**SHORT EXERCISE:** Return the whole listing, line for line, without the pictures in it.

**INFORMATION SHOWN:**

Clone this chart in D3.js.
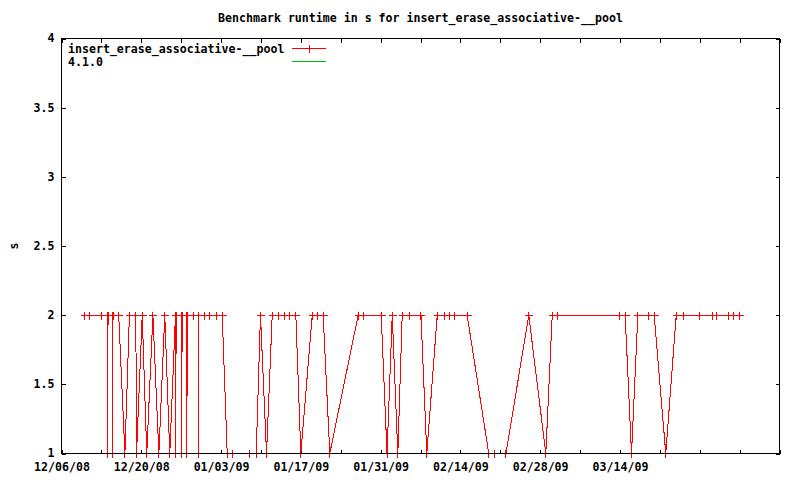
<!DOCTYPE html>
<html><head><meta charset="utf-8">
<script src="https://cdn.jsdelivr.net/npm/d3@7"></script>
<style>
body{margin:0;background:#fff;}
svg{display:block;}
text{font-family:"DejaVu Sans Mono",monospace;font-weight:bold;font-size:11.6px;fill:#000;}
</style></head><body>
<svg id="c" width="800" height="480"></svg>
<script>
const title = "Benchmark runtime in s for insert_erase_associative-__pool";
const seriesName = "insert_erase_associative-__pool";
const series2Name = "4.1.0";
const yLabel = "s";

const times = [
"2008-12-10 02:00","2008-12-10 23:00","2008-12-13 02:00","2008-12-14 02:00","2008-12-14 03:00","2008-12-14 04:00",
"2008-12-14 23:00","2008-12-15 00:00","2008-12-15 01:00","2008-12-16 01:00","2008-12-17 03:00","2008-12-17 22:00",
"2008-12-19 01:00","2008-12-19 04:00","2008-12-20 04:00","2008-12-20 23:00","2008-12-22 01:00","2008-12-23 02:00",
"2008-12-24 03:00","2008-12-25 00:00","2008-12-26 00:00","2008-12-26 01:30","2008-12-26 02:40","2008-12-27 01:00",
"2008-12-27 02:40","2008-12-27 03:55","2008-12-27 23:00","2008-12-28 00:10","2008-12-28 01:25","2008-12-29 02:40",
"2008-12-30 01:20","2008-12-30 02:15","2008-12-30 03:05","2008-12-31 02:00","2009-01-01 01:00","2009-01-02 03:30",
"2009-01-03 05:00","2009-01-04 02:00","2009-01-05 01:30","2009-01-08 01:00","2009-01-09 04:00","2009-01-09 22:00",
"2009-01-10 23:30","2009-01-11 23:30","2009-01-13 03:00","2009-01-14 03:00","2009-01-15 01:30","2009-01-16 03:00",
"2009-01-17 00:00","2009-01-19 00:00","2009-01-19 23:30","2009-01-20 22:00","2009-01-22 02:00","2009-01-27 01:30",
"2009-01-28 01:00","2009-01-31 02:30","2009-02-01 03:00","2009-02-02 01:00","2009-02-03 00:30","2009-02-03 19:00",
"2009-02-05 01:30","2009-02-07 02:00","2009-02-08 02:30","2009-02-09 22:30","2009-02-11 03:00","2009-02-12 02:00",
"2009-02-13 00:30","2009-02-15 04:30","2009-02-18 23:30","2009-02-20 01:00","2009-02-22 00:00","2009-02-26 00:00",
"2009-02-28 23:45","2009-03-02 02:45","2009-03-03 02:15","2009-03-13 23:30","2009-03-14 22:00","2009-03-16 00:45",
"2009-03-17 03:15","2009-03-19 01:30","2009-03-20 00:15","2009-03-22 01:00","2009-03-23 21:00","2009-03-25 02:30",
"2009-03-28 00:30","2009-03-30 04:30","2009-03-30 22:45","2009-04-02 02:30","2009-04-02 23:30","2009-04-04 01:00"
];
const values = [
2,2,2,2,1,2,
2,1,2,2,1,2,
2,1,2,1,2,1,
2,1,2,1,2,2,
1,2,2,1,2,2,
2,1,2,2,2,2,
2,1,1,1,1,2,
1,2,2,2,2,2,
1,2,2,2,1,2,
2,2,1,2,1,2,
2,2,1,2,2,2,
2,2,1,1,1,2,
1,2,2,2,2,1,
2,2,2,1,2,2,
2,2,2,2,2,2
];
const xDomain = ["2008-12-06 00:00","2009-04-11 00:00"];
const xTickLabels = ["2008-12-06","2008-12-20","2009-01-03","2009-01-17","2009-01-31","2009-02-14","2009-02-28","2009-03-14"];
const yDomain = [1,4];
const yTicks = [1,1.5,2,2.5,3,3.5,4];
const yTickLabels = ["1","1.5","2","2.5","3","3.5","4"];

const parse = d3.utcParse("%Y-%m-%d %H:%M");
const parseDay = d3.utcParse("%Y-%m-%d");
const fmt = d3.utcFormat("%m/%d/%y");
const data = times.map((t,i)=>({t:parse(t), v:values[i]}));

const L=61.5, R=779.5, T=38.5, B=453.5;
const svg = d3.select("#c");
const x = d3.scaleUtc().domain(xDomain.map(parse)).range([L,R]);
const y = d3.scaleLinear().domain(yDomain).range([B,T]);

const labelSet = new Set(xTickLabels.map(s=>+parseDay(s)));
const weekly = d3.utcDay.range(x.domain()[0], new Date(+x.domain()[1]+1), 7);

// title
svg.append("text").attr("x",(L+R)/2).attr("y",22).attr("text-anchor","middle").text(title);
// y label
svg.append("text").attr("transform","translate(18,246) rotate(-90)").attr("text-anchor","middle").text(yLabel);

// axes
const gB = svg.append("g").attr("transform",`translate(0,${B})`)
  .call(d3.axisBottom(x).tickValues(weekly).tickSizeInner(-4).tickSizeOuter(0).tickPadding(9)
    .tickFormat(d=>labelSet.has(+d)?fmt(d):""));
const gT = svg.append("g").attr("transform",`translate(0,${T})`)
  .call(d3.axisTop(x).tickValues(weekly).tickSizeInner(-4).tickSizeOuter(0).tickFormat(""));
const gL = svg.append("g").attr("transform",`translate(${L},0)`)
  .call(d3.axisLeft(y).tickValues(yTicks).tickSizeInner(-4).tickSizeOuter(0).tickPadding(7)
    .tickFormat((d,i)=>yTickLabels[i]));
const gR = svg.append("g").attr("transform",`translate(${R},0)`)
  .call(d3.axisRight(y).tickValues(yTicks).tickSizeInner(-4).tickSizeOuter(0).tickFormat(""));
[gB,gT,gL,gR].forEach(g=>{
  g.select(".domain").remove();
  g.attr("font-family",null).attr("font-size",null);
  g.selectAll("line").attr("stroke","#000").attr("shape-rendering","crispEdges");
  g.selectAll("text").attr("fill","#000");
});
gL.selectAll("text").attr("dy","0.3em");

// clip
svg.append("clipPath").attr("id","clip").append("rect").attr("x",L).attr("y",T).attr("width",R-L).attr("height",B-T);

// data line
const line = d3.line().x(d=>x(d.t)).y(d=>y(d.v));
svg.append("path").datum(data).attr("clip-path","url(#clip)")
  .attr("d",line).attr("fill","none").attr("stroke","#ff0000").attr("stroke-width",1)
  .attr("shape-rendering","crispEdges");

// markers
const mk = svg.append("g").attr("stroke","#ff0000").attr("stroke-width",1).attr("shape-rendering","crispEdges");
function plus(g,cx,cy){
  const px=Math.floor(cx)+0.5, py=Math.floor(cy)+0.5;
  g.append("path").attr("d",`M${px-4},${py}H${px+4}M${px},${py-4}V${py+4}`);
}
data.forEach(d=>plus(mk,x(d.t),y(d.v)));

// border
svg.append("rect").attr("x",L).attr("y",T).attr("width",R-L).attr("height",B-T)
  .attr("fill","none").attr("stroke","#000").attr("shape-rendering","crispEdges");

// legend
const lg = svg.append("g");
lg.append("text").attr("x",68).attr("y",52.5).text(seriesName);
lg.append("line").attr("x1",292).attr("x2",326).attr("y1",48.5).attr("y2",48.5).attr("stroke","#ff0000").attr("shape-rendering","crispEdges");
plus(lg.append("g").attr("stroke","#ff0000").attr("shape-rendering","crispEdges"),309,48);
lg.append("text").attr("x",68).attr("y",66).text(series2Name);
lg.append("line").attr("x1",292).attr("x2",326).attr("y1",61.5).attr("y2",61.5).attr("stroke","#00c000").attr("shape-rendering","crispEdges");
</script>
</body></html>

**ANSWER FOR THE TASK:**
Clone this chart in D3.js.
<!DOCTYPE html>
<html><head><meta charset="utf-8">
<script src="https://cdn.jsdelivr.net/npm/d3@7"></script>
<style>
body{margin:0;background:#fff;}
svg{display:block;}
text{font-family:"DejaVu Sans Mono",monospace;font-weight:bold;font-size:11.6px;fill:#000;}
</style></head><body>
<svg id="c" width="800" height="480"></svg>
<script>
const title = "Benchmark runtime in s for insert_erase_associative-__pool";
const seriesName = "insert_erase_associative-__pool";
const series2Name = "4.1.0";
const yLabel = "s";

const times = [
"2008-12-10 02:00","2008-12-10 23:00","2008-12-13 02:00","2008-12-14 02:00","2008-12-14 03:00","2008-12-14 04:00",
"2008-12-14 23:00","2008-12-15 00:00","2008-12-15 01:00","2008-12-16 01:00","2008-12-17 03:00","2008-12-17 22:00",
"2008-12-19 01:00","2008-12-19 04:00","2008-12-20 04:00","2008-12-20 23:00","2008-12-22 01:00","2008-12-23 02:00",
"2008-12-24 03:00","2008-12-25 00:00","2008-12-26 00:00","2008-12-26 01:30","2008-12-26 02:40","2008-12-27 01:00",
"2008-12-27 02:40","2008-12-27 03:55","2008-12-27 23:00","2008-12-28 00:10","2008-12-28 01:25","2008-12-29 02:40",
"2008-12-30 01:20","2008-12-30 02:15","2008-12-30 03:05","2008-12-31 02:00","2009-01-01 01:00","2009-01-02 03:30",
"2009-01-03 05:00","2009-01-04 02:00","2009-01-05 01:30","2009-01-08 01:00","2009-01-09 04:00","2009-01-09 22:00",
"2009-01-10 23:30","2009-01-11 23:30","2009-01-13 03:00","2009-01-14 03:00","2009-01-15 01:30","2009-01-16 03:00",
"2009-01-17 00:00","2009-01-19 00:00","2009-01-19 23:30","2009-01-20 22:00","2009-01-22 02:00","2009-01-27 01:30",
"2009-01-28 01:00","2009-01-31 02:30","2009-02-01 03:00","2009-02-02 01:00","2009-02-03 00:30","2009-02-03 19:00",
"2009-02-05 01:30","2009-02-07 02:00","2009-02-08 02:30","2009-02-09 22:30","2009-02-11 03:00","2009-02-12 02:00",
"2009-02-13 00:30","2009-02-15 04:30","2009-02-18 23:30","2009-02-20 01:00","2009-02-22 00:00","2009-02-26 00:00",
"2009-02-28 23:45","2009-03-02 02:45","2009-03-03 02:15","2009-03-13 23:30","2009-03-14 22:00","2009-03-16 00:45",
"2009-03-17 03:15","2009-03-19 01:30","2009-03-20 00:15","2009-03-22 01:00","2009-03-23 21:00","2009-03-25 02:30",
"2009-03-28 00:30","2009-03-30 04:30","2009-03-30 22:45","2009-04-02 02:30","2009-04-02 23:30","2009-04-04 01:00"
];
const values = [
2,2,2,2,1,2,
2,1,2,2,1,2,
2,1,2,1,2,1,
2,1,2,1,2,2,
1,2,2,1,2,2,
2,1,2,2,2,2,
2,1,1,1,1,2,
1,2,2,2,2,2,
1,2,2,2,1,2,
2,2,1,2,1,2,
2,2,1,2,2,2,
2,2,1,1,1,2,
1,2,2,2,2,1,
2,2,2,1,2,2,
2,2,2,2,2,2
];
const xDomain = ["2008-12-06 00:00","2009-04-11 00:00"];
const xTickLabels = ["2008-12-06","2008-12-20","2009-01-03","2009-01-17","2009-01-31","2009-02-14","2009-02-28","2009-03-14"];
const yDomain = [1,4];
const yTicks = [1,1.5,2,2.5,3,3.5,4];
const yTickLabels = ["1","1.5","2","2.5","3","3.5","4"];

const parse = d3.utcParse("%Y-%m-%d %H:%M");
const parseDay = d3.utcParse("%Y-%m-%d");
const fmt = d3.utcFormat("%m/%d/%y");
const data = times.map((t,i)=>({t:parse(t), v:values[i]}));

const L=61.5, R=779.5, T=38.5, B=453.5;
const svg = d3.select("#c");
const x = d3.scaleUtc().domain(xDomain.map(parse)).range([L,R]);
const y = d3.scaleLinear().domain(yDomain).range([B,T]);

const labelSet = new Set(xTickLabels.map(s=>+parseDay(s)));
const weekly = d3.utcDay.range(x.domain()[0], new Date(+x.domain()[1]+1), 7);

// title
svg.append("text").attr("x",(L+R)/2).attr("y",22).attr("text-anchor","middle").text(title);
// y label
svg.append("text").attr("transform","translate(18,246) rotate(-90)").attr("text-anchor","middle").text(yLabel);

// axes
const gB = svg.append("g").attr("transform",`translate(0,${B})`)
  .call(d3.axisBottom(x).tickValues(weekly).tickSizeInner(-4).tickSizeOuter(0).tickPadding(9)
    .tickFormat(d=>labelSet.has(+d)?fmt(d):""));
const gT = svg.append("g").attr("transform",`translate(0,${T})`)
  .call(d3.axisTop(x).tickValues(weekly).tickSizeInner(-4).tickSizeOuter(0).tickFormat(""));
const gL = svg.append("g").attr("transform",`translate(${L},0)`)
  .call(d3.axisLeft(y).tickValues(yTicks).tickSizeInner(-4).tickSizeOuter(0).tickPadding(7)
    .tickFormat((d,i)=>yTickLabels[i]));
const gR = svg.append("g").attr("transform",`translate(${R},0)`)
  .call(d3.axisRight(y).tickValues(yTicks).tickSizeInner(-4).tickSizeOuter(0).tickFormat(""));
[gB,gT,gL,gR].forEach(g=>{
  g.select(".domain").remove();
  g.attr("font-family",null).attr("font-size",null);
  g.selectAll("line").attr("stroke","#000").attr("shape-rendering","crispEdges");
  g.selectAll("text").attr("fill","#000");
});
gL.selectAll("text").attr("dy","0.3em");

// clip
svg.append("clipPath").attr("id","clip").append("rect").attr("x",L).attr("y",T).attr("width",R-L).attr("height",B-T);

// data line
const line = d3.line().x(d=>x(d.t)).y(d=>y(d.v));
svg.append("path").datum(data).attr("clip-path","url(#clip)")
  .attr("d",line).attr("fill","none").attr("stroke","#ff0000").attr("stroke-width",1)
  .attr("shape-rendering","crispEdges");

// markers
const mk = svg.append("g").attr("stroke","#ff0000").attr("stroke-width",1).attr("shape-rendering","crispEdges");
function plus(g,cx,cy){
  const px=Math.floor(cx)+0.5, py=Math.floor(cy)+0.5;
  g.append("path").attr("d",`M${px-4},${py}H${px+4}M${px},${py-4}V${py+4}`);
}
data.forEach(d=>plus(mk,x(d.t),y(d.v)));

// border
svg.append("rect").attr("x",L).attr("y",T).attr("width",R-L).attr("height",B-T)
  .attr("fill","none").attr("stroke","#000").attr("shape-rendering","crispEdges");

// legend
const lg = svg.append("g");
lg.append("text").attr("x",68).attr("y",52.5).text(seriesName);
lg.append("line").attr("x1",292).attr("x2",326).attr("y1",48.5).attr("y2",48.5).attr("stroke","#ff0000").attr("shape-rendering","crispEdges");
plus(lg.append("g").attr("stroke","#ff0000").attr("shape-rendering","crispEdges"),309,48);
lg.append("text").attr("x",68).attr("y",66).text(series2Name);
lg.append("line").attr("x1",292).attr("x2",326).attr("y1",61.5).attr("y2",61.5).attr("stroke","#00c000").attr("shape-rendering","crispEdges");
</script>
</body></html>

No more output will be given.